**PROVIDED DATA**
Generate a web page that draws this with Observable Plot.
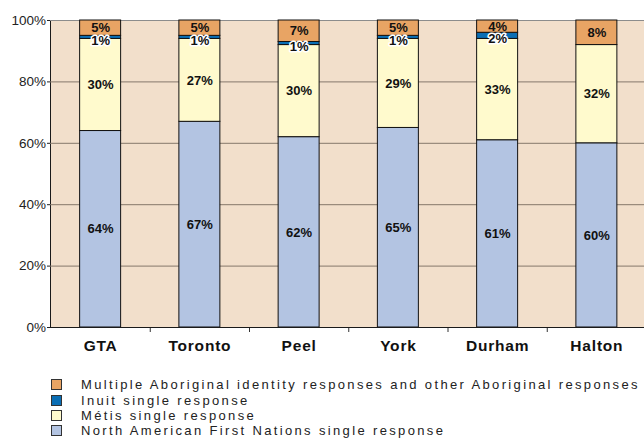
<!DOCTYPE html>
<html><head><meta charset="utf-8">
<script src="https://cdn.jsdelivr.net/npm/d3@7"></script>
<script src="https://cdn.jsdelivr.net/npm/@observablehq/plot@0.6"></script>
<style>
body{margin:0;background:#fff;overflow:hidden;font-family:"Liberation Sans",Arial,sans-serif;}
#legend{padding:15px 0 0 51px;}
.row{display:flex;align-items:center;height:15.4px;}
.sw{width:9px;height:9px;border:1px solid #333;margin-right:19px;flex:none;}
.lab{font-size:13px;letter-spacing:2.35px;color:#222;white-space:nowrap;}
</style></head><body>
<div id="chart"></div><div id="legend"></div>
<script>
const regions = ["GTA","Toronto","Peel","York","Durham","Halton"];
const firstNations = [64,67,62,65,61,60];
const metis = [30,27,30,29,33,32];
const inuit = [1,1,1,1,2,0];
const multiple = [5,5,7,5,4,8];
const seriesNames = [
  "North American First Nations single response",
  "Métis single response",
  "Inuit single response",
  "Multiple Aboriginal identity responses and other Aboriginal responses"
];
const seriesColors = ["#b3c4e2","#fffacd","#0a6eb4","#e8a464"];
const yTicks = [0,20,40,60,80,100];
const gridTicks = [20,40,60,80];

const seriesValues = [firstNations, metis, inuit, multiple];
const data = [];
regions.forEach((r,i)=>seriesNames.forEach((s,j)=>data.push({region:r, series:s, value:seriesValues[j][i]})));

const xRange = [50.5, 646];
const step = (xRange[1]-xRange[0])/regions.length;
const font = '"Liberation Sans", Arial, sans-serif';

const plot = Plot.plot({
  width:644, height:362, marginLeft:50, marginRight:0, marginTop:20, marginBottom:35,
  style:{fontFamily:font, background:"transparent"},
  x:{domain:regions, range:xRange, paddingInner:0.587, paddingOuter:0.2935, round:false, label:null},
  y:{domain:[0,100], label:null},
  color:{domain:seriesNames, range:seriesColors},
  marks:[
    Plot.frame({fill:"#f2dfcb", stroke:"#1a1a1a", insetRight:-5}),
    Plot.ruleY(gridTicks, {stroke:"#85786b", strokeOpacity:1}),
    Plot.ruleY([100], {stroke:"#8c8c8c"}),
    Plot.barY(data, {x:"region", y:"value", fill:"series", stroke:"#111", strokeWidth:1, order:seriesNames}),
    Plot.text(data, Plot.stackY({x:"region", y:"value", z:"series", order:seriesNames,
      text:d=>(d.value>0 && d.series!==seriesNames[2]) ? d.value+"%" : "",
      fontWeight:"bold", fontSize:13, fill:"#111"})),
    Plot.text(data, Plot.stackY({x:"region", y:"value", z:"series", order:seriesNames,
      text:d=>(d.value>0 && d.series===seriesNames[2]) ? d.value+"%" : "",
      fontWeight:"bold", fontSize:13, fill:"#111", stroke:"#fff", strokeWidth:3, dy:3})),
    Plot.ruleX(regions.slice(1), {x:d=>d, y1:0, y2:0, insetBottom:-5, dx:-step/2, stroke:"#333"}),
    Plot.ruleY([0], {stroke:"#1a1a1a"}),
    Plot.axisY({ticks:yTicks, tickFormat:d=>d+"%", tickSize:3, tickPadding:1.5, fontSize:13.5, color:"#222"}),
    Plot.axisX({tickSize:0, tickPadding:12, fontSize:15.5, fontWeight:"bold", color:"#111"})
  ]
});
plot.querySelectorAll('[aria-label="x-axis tick label"] text').forEach(t=>t.setAttribute("letter-spacing","0.8"));
document.getElementById("chart").appendChild(plot);

const legend = document.getElementById("legend");
seriesNames.slice().reverse().forEach((s)=>{
  const i = seriesNames.indexOf(s);
  const row = document.createElement("div"); row.className="row";
  const sw = document.createElement("div"); sw.className="sw"; sw.style.background=seriesColors[i];
  const lab = document.createElement("div"); lab.className="lab"; lab.textContent=s;
  row.appendChild(sw); row.appendChild(lab); legend.appendChild(row);
});
</script>
</body></html>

**PROMPT**
Reproduce each line word for word and drop the pictures.

**EXPECTED ANSWER**
Generate a web page that draws this with Observable Plot.
<!DOCTYPE html>
<html><head><meta charset="utf-8">
<script src="https://cdn.jsdelivr.net/npm/d3@7"></script>
<script src="https://cdn.jsdelivr.net/npm/@observablehq/plot@0.6"></script>
<style>
body{margin:0;background:#fff;overflow:hidden;font-family:"Liberation Sans",Arial,sans-serif;}
#legend{padding:15px 0 0 51px;}
.row{display:flex;align-items:center;height:15.4px;}
.sw{width:9px;height:9px;border:1px solid #333;margin-right:19px;flex:none;}
.lab{font-size:13px;letter-spacing:2.35px;color:#222;white-space:nowrap;}
</style></head><body>
<div id="chart"></div><div id="legend"></div>
<script>
const regions = ["GTA","Toronto","Peel","York","Durham","Halton"];
const firstNations = [64,67,62,65,61,60];
const metis = [30,27,30,29,33,32];
const inuit = [1,1,1,1,2,0];
const multiple = [5,5,7,5,4,8];
const seriesNames = [
  "North American First Nations single response",
  "Métis single response",
  "Inuit single response",
  "Multiple Aboriginal identity responses and other Aboriginal responses"
];
const seriesColors = ["#b3c4e2","#fffacd","#0a6eb4","#e8a464"];
const yTicks = [0,20,40,60,80,100];
const gridTicks = [20,40,60,80];

const seriesValues = [firstNations, metis, inuit, multiple];
const data = [];
regions.forEach((r,i)=>seriesNames.forEach((s,j)=>data.push({region:r, series:s, value:seriesValues[j][i]})));

const xRange = [50.5, 646];
const step = (xRange[1]-xRange[0])/regions.length;
const font = '"Liberation Sans", Arial, sans-serif';

const plot = Plot.plot({
  width:644, height:362, marginLeft:50, marginRight:0, marginTop:20, marginBottom:35,
  style:{fontFamily:font, background:"transparent"},
  x:{domain:regions, range:xRange, paddingInner:0.587, paddingOuter:0.2935, round:false, label:null},
  y:{domain:[0,100], label:null},
  color:{domain:seriesNames, range:seriesColors},
  marks:[
    Plot.frame({fill:"#f2dfcb", stroke:"#1a1a1a", insetRight:-5}),
    Plot.ruleY(gridTicks, {stroke:"#85786b", strokeOpacity:1}),
    Plot.ruleY([100], {stroke:"#8c8c8c"}),
    Plot.barY(data, {x:"region", y:"value", fill:"series", stroke:"#111", strokeWidth:1, order:seriesNames}),
    Plot.text(data, Plot.stackY({x:"region", y:"value", z:"series", order:seriesNames,
      text:d=>(d.value>0 && d.series!==seriesNames[2]) ? d.value+"%" : "",
      fontWeight:"bold", fontSize:13, fill:"#111"})),
    Plot.text(data, Plot.stackY({x:"region", y:"value", z:"series", order:seriesNames,
      text:d=>(d.value>0 && d.series===seriesNames[2]) ? d.value+"%" : "",
      fontWeight:"bold", fontSize:13, fill:"#111", stroke:"#fff", strokeWidth:3, dy:3})),
    Plot.ruleX(regions.slice(1), {x:d=>d, y1:0, y2:0, insetBottom:-5, dx:-step/2, stroke:"#333"}),
    Plot.ruleY([0], {stroke:"#1a1a1a"}),
    Plot.axisY({ticks:yTicks, tickFormat:d=>d+"%", tickSize:3, tickPadding:1.5, fontSize:13.5, color:"#222"}),
    Plot.axisX({tickSize:0, tickPadding:12, fontSize:15.5, fontWeight:"bold", color:"#111"})
  ]
});
plot.querySelectorAll('[aria-label="x-axis tick label"] text').forEach(t=>t.setAttribute("letter-spacing","0.8"));
document.getElementById("chart").appendChild(plot);

const legend = document.getElementById("legend");
seriesNames.slice().reverse().forEach((s)=>{
  const i = seriesNames.indexOf(s);
  const row = document.createElement("div"); row.className="row";
  const sw = document.createElement("div"); sw.className="sw"; sw.style.background=seriesColors[i];
  const lab = document.createElement("div"); lab.className="lab"; lab.textContent=s;
  row.appendChild(sw); row.appendChild(lab); legend.appendChild(row);
});
</script>
</body></html>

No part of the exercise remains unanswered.